Sun showing through fingers
Photo by Daoudi Aissa on Unsplash

the sun to govern the day, His love endures forever.
~Psalm 136:8 (NIV)

For God so loved the world that he gave his one and only Son, that whoever believes in him shall not perish but have eternal life.
~John 3:16 (NIV)

About Up

I love the Pixar movie Up. Almost all Pixar films are incredibly good with story structure and pacing, and that’s essentially why they are so memorable. But with Up, I think the Pixar storytelling geniuses were in rare form.

The beginning of the film is a fast-paced five minutes through the young, married, and middle-aged lives of Carl and Ellie Fredricksen. It starts with them as kids who want to be explorers and ends with Carl at the age of 70 after Ellie has passed away. In the middle, they buy a house, work selling balloons and photos to kids at the zoo, and plan on starting a family.

There’s a point, right in the very center of that montage, showing Ellie Fredrickson’s devastation as the doctor shares they will be unable to have children. But the scene right after she finds out, the picture of that is so deep, I’m not sure many other viewers grasped it.

Face to the Sun

As Ellie Fredricksen grieves her infertility, she sits outdoors in her chair with her face to the sun. Her hair blows about in the wind, signifying how she releases her pain in the sunshine. She doesn’t moan or complain. She simply remains still in the breeze, the sun warming her cheeks, allowing her disappointment to just…be.

No words. Just her face to the sun.

Release Disappointment

Pain is a part of everyone’s story. Actually, the only thing that is different from one human to another, is how we choose to handle our pain and disappointment. Pain avoidance never works. Resignation doesn’t really work either – it can lead to a less than fulfilling life.

The movie scene I described above is an illustration of the only thing that works when you experience real disappointment. Acceptance.

Face to the Son

Where is God when it hurts? Where is our Lord when the test results are bad, when the loved one dies, when the child rebels, or when the job goes away? What are we to do with our ever-present disappointments, the ones we may or may not pray about? What should we do? We turn our faces to the Son.

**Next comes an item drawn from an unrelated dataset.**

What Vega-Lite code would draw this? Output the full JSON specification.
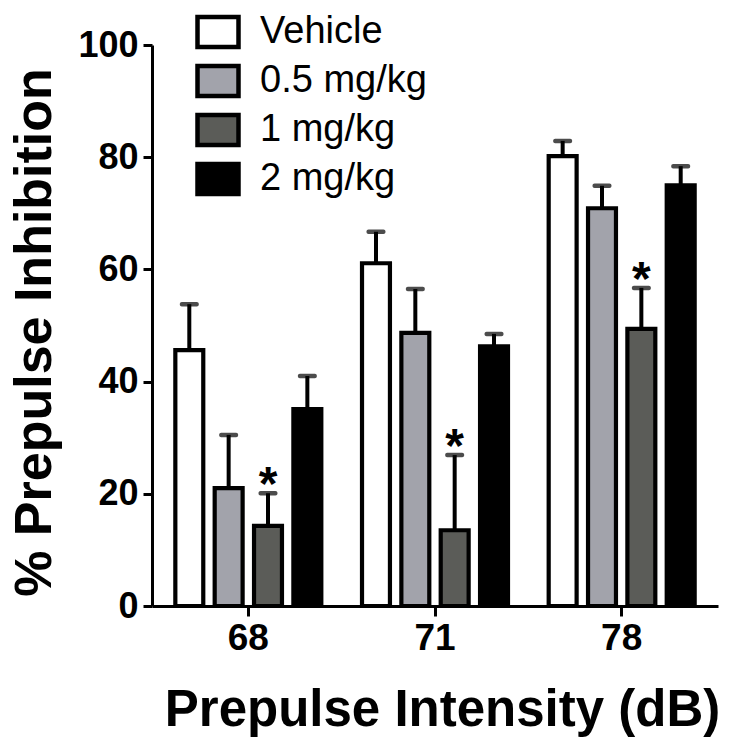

In Mark 4:39, scripture states that Jesus rebuked the wind and the waves, saying, be still. Be still meant…be cool…hear my voice…settle down. When we turn our face to the Son, we allow his voice to fill our ears and we stop listening to the noise of the raging storms of disappointment. Instead, we grow quiet, we see His presence, and we settle down. And when we settle, we can begin to accept that though the storm may rage, nothing will remove His peace.

As people of faith, we must understand that though the storms may continue, with our faces to the Son, we will go on.